To the extent that the public interest element required that the party at fault was not to be seen too cheaply to be buying his escape from the company’s claims against him, the most careful and exacting scrutiny of offers which the public interest here required would have also led to an evaluation of Mr Munro’s position and means. Was his commercial life such that to expose him to the possible indignity or worse of misfeasance proceedings would be likely to lead to an increase in his offer? Were his means such that a greater recovery than £160,000 was practical? On the other side, would Mr Whitehouse be willing to add security in this jurisdiction to the personal guarantee of his company’s performance which he offered? Once the Bentley Jennison report had been paid for – see para 23 above – and to that extent could be relied upon in proceedings, ought not an approach have been made to either or both of Mr Munro and Mr Whitehouse to see whether the liquidator could be funded to take counsel’s opinion on what, in the circumstances, including an evaluation of the public interest element, were the matters which the liquidator ought to address in order fully to inform himself as to the relative merits of the two offers? Despite the prescriptive terms of the Judge’s order of the 18th November – see para 26 above – I cannot think that, had the liquidator asked for it, an adjournment beyond the 2nd December 2005 would have been refused if the liquidator had indicated that there were issues that needed further clarification in relation to each of the offers. The topic is, inevitably, somewhat speculative but, whilst I am unsure as to this, it could have been that the careful if not sceptical approach which, as I see it, the public interest element required, would have lead to a real prospect of a more advantageous compromise with Mr Munro or a better secured offer from Mr Whitehouse but, even if that was wrong, at least it could have been said, after such an approach, that full consideration had been given to the public interest element.

82.

So much for the two matters that have troubled me. But let it be assumed that the liquidator and, in turn, the Judge, had no misunderstandings as to the terms and effect of the Whitehouse offer and assumed also that there had been due consideration of the public interest element both by the liquidator and by the Judge. In such a case, and so far as concerns the commerciality of the competing offers, there is immense force, if I may respectfully say so, in the conclusions of Chadwick LJ in paras 47 and 48 above. And even if I am right in saying that the assignee ultimately had no control over the liquidator as to the identity and quantification of the expense creditors the debts to whom the assignee had to pay as “additional sums”, the assignee certainly had the ability to disagree, to delay and to contest on such issues in such a way as to make the assurance of Mr Munro’s £160,000, almost cash-in-hand, look more attractive than its size alone suggested.

83.

So far as concerns the public interest, for the reasons given by Chadwick LJ in paras 53 and 56 above, the judge’s conclusion as to the public interest could not be described as unreasonable and, as I have said, I cannot be at all sure, had the public interest been as fully considered as I would have wished, that the outcome would have been otherwise than it was.

84.

Thus, whilst, for my part, I might have concluded otherwise than did the liquidator and the Judge, I would not be able to describe either’s determination as outside that broad band within which decisions could be described as reasonable.
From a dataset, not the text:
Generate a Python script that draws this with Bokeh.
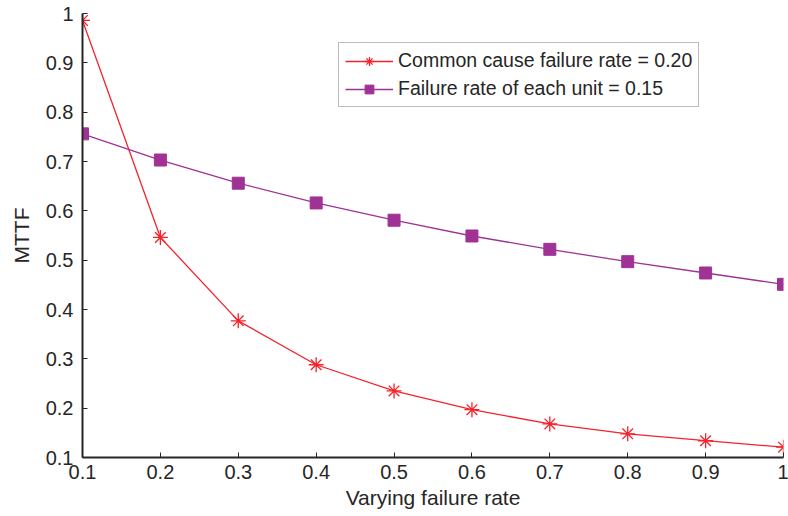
from bokeh.plotting import figure
from bokeh.models import FixedTicker, Legend, LegendItem
from bokeh.embed import file_html
from bokeh.resources import INLINE

x_vals = [0.1, 0.2, 0.3, 0.4, 0.5, 0.6, 0.7, 0.8, 0.9, 1.0]
common_cause = [0.986, 0.546, 0.377, 0.288, 0.235, 0.197, 0.168, 0.148, 0.134, 0.121]
each_unit = [0.756, 0.703, 0.656, 0.616, 0.581, 0.549, 0.522, 0.497, 0.474, 0.451]
x_ticks = [0.1, 0.2, 0.3, 0.4, 0.5, 0.6, 0.7, 0.8, 0.9, 1.0]
y_ticks = [0.1, 0.2, 0.3, 0.4, 0.5, 0.6, 0.7, 0.8, 0.9, 1.0]
tick_labels = ["0.1", "0.2", "0.3", "0.4", "0.5", "0.6", "0.7", "0.8", "0.9", "1"]

FONT = "Liberation Sans"
RED = "#f5222b"
PURPLE = "#a03296"

p = figure(width=788, height=512, output_backend="svg", toolbar_location=None,
           x_range=(0.1, 1.0), y_range=(0.1, 1.0),
           min_border_left=82, min_border_right=5, min_border_top=13, min_border_bottom=55)
p.outline_line_color = None
p.grid.visible = False

for ax, ticks in ((p.xaxis[0], x_ticks), (p.yaxis[0], y_ticks)):
    ax.ticker = FixedTicker(ticks=ticks)
    ax.major_label_overrides = {t: l for t, l in zip(ticks, tick_labels)}
    ax.minor_tick_line_color = None
    ax.major_tick_in = 5
    ax.major_tick_out = 0
    ax.major_tick_line_color = "#262626"
    ax.axis_line_color = "#262626"
    ax.axis_line_width = 2
    ax.major_label_text_font = FONT
    ax.major_label_text_font_size = "20px"
    ax.major_label_text_color = "#262626"
    ax.axis_label_text_font = FONT
    ax.axis_label_text_font_size = "21px"
    ax.axis_label_text_font_style = "normal"
    ax.axis_label_text_color = "#262626"

p.xaxis.axis_label = "Varying failure rate"
p.yaxis.axis_label = "MTTF"
p.xaxis.major_label_standoff = 7
p.yaxis.major_label_standoff = 9
p.xaxis.axis_label_standoff = 4
p.yaxis.axis_label_standoff = 10

r1l = p.line(x_vals, common_cause, line_color=RED, line_width=1.3)
r1m = p.scatter(x_vals, common_cause, marker="asterisk", size=15, line_color=RED, line_width=1.3)
r2l = p.line(x_vals, each_unit, line_color=PURPLE, line_width=1.3)
r2m = p.scatter(x_vals, each_unit, marker="square", size=12, fill_color=PURPLE, line_color=PURPLE)

legend = Legend(items=[
    LegendItem(label="Common cause failure rate = 0.20", renderers=[r1l, r1m]),
    LegendItem(label="Failure rate of each unit = 0.15", renderers=[r2l, r2m]),
], location=(256, 350))
legend.label_text_font = FONT
legend.label_text_font_size = "19.5px"
legend.label_text_color = "#262626"
legend.border_line_color = "#7a7a7a"
legend.border_line_width = 1
legend.glyph_width = 48
legend.label_height = 22
legend.glyph_height = 22
legend.label_standoff = 5
legend.padding = 6
legend.spacing = 5
legend.margin = 0
legend.background_fill_alpha = 1
p.add_layout(legend, "center")

open("out.html", "w").write(file_html(p, INLINE))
I have, at some length, raised the matters that have troubled me notwithstanding that I arrive at the same conclusion as my Lords in order to underline the importance, in general, that any liquidator who is comparing competing offers should plainly demonstrate that he has accurately understood and evaluated each of them. Moreover, where it arises, it is important to see an adequate consideration of the “public interest element” and a recognition that on some facts it can oblige a liquidator to adopt a course that does not necessarily represent the best commercial interests of the creditors. With that long preamble, I, too, would dismiss this appeal.